What you'll learn
  • Why a one-page plan is more effective than a traditional business plan
  • The 8 sections every business plan needs
  • A simple template you can fill in today
  • How to use your plan to make better decisions

Why one page is enough

The traditional 40-page business plan is a relic of a time when you needed to hand a document to a bank manager. For most modern small businesses, it's a waste of weeks that could be spent building something.

A one-page plan forces you to get clear on who your customer is, what problem you solve, how you make money, and what success looks like — in a fraction of the time.


The 8 sections of a one-page plan

Your plan should answer these eight questions.
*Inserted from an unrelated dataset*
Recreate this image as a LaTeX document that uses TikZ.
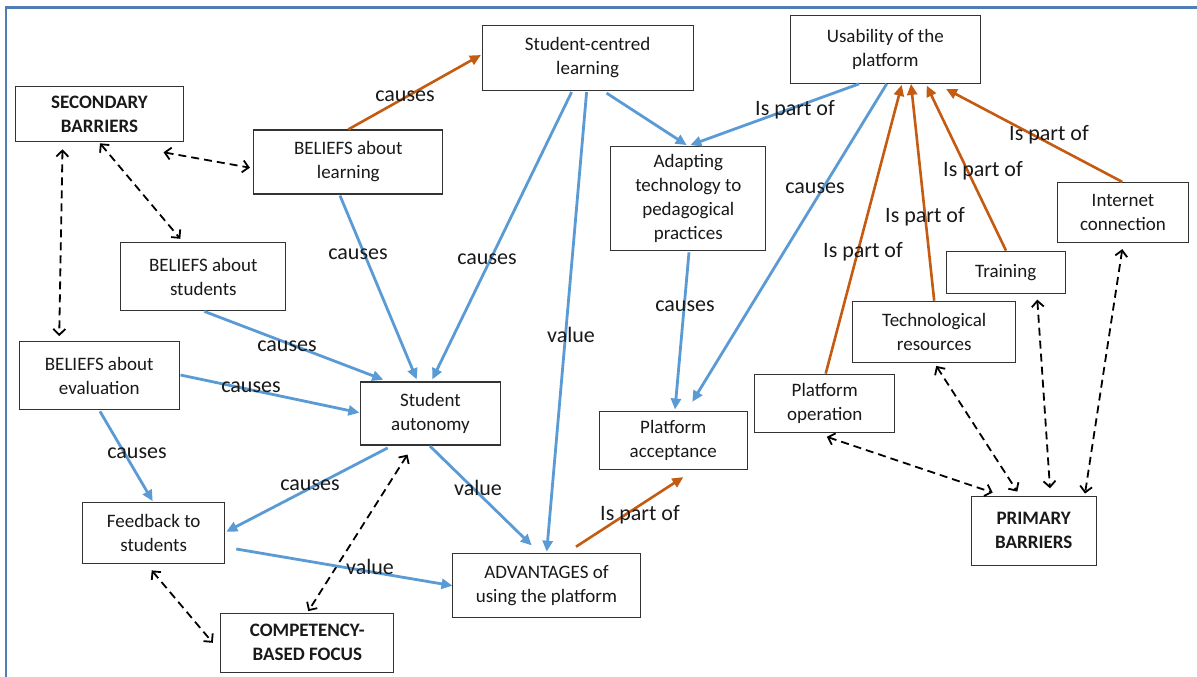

Each answer: two to three sentences maximum.

  1. The problem — What specific problem does your business solve?
  2. The customer — Who exactly has this problem?
  3. The solution — What is your product or service, in plain language?
  4. Your unique value — Why would someone choose you over the alternatives?
  5. Revenue model — How exactly do you make money?
  6. Channels — How will you reach your customers?
  7. Key numbers — What does the first year look like financially?
  8. The goal — What does success look like in 12 months?

Section by section walkthrough

1
The problem

Be specific. Bad: "People need better food options." Good: "Busy professionals in city centres have no fast, healthy lunch options that don't involve queuing for 20 minutes."

2
The customer

Describe your ideal customer in specific terms: their job, situation, frustrations. Avoid generic descriptions like "small businesses" or "people aged 25-45."

3–8
Solution through goal

Describe what you do in plain language. State your differentiator honestly. List exactly how you earn revenue. Name specific channels, not just "social media." Include basic financial assumptions. Make your 12-month goal measurable.


A real example

Example one-page plan

Problem: Freelance designers spend hours every month chasing unpaid invoices, damaging client relationships.
Customer: Freelance graphic and web designers earning €30–100k/year.
Solution: A done-for-you invoice chasing service that follows up with late payers professionally.
Unique value: We handle the awkward conversation so designers protect client relationships and get paid faster.
Revenue: €49/month subscription; premium at €129/month.
Channels: LinkedIn content, design community forums, accounting software partnerships.
Key numbers: €800/month fixed costs, break-even at 17 customers.
12-month goal: 200 subscribers, €10,000 MRR.

The bottom line

Your one-page plan is a living document that will change as you learn. Write it today, revisit it monthly.

The founders who plan in one page and act in one week will always outpace those who spend three months writing a document nobody reads.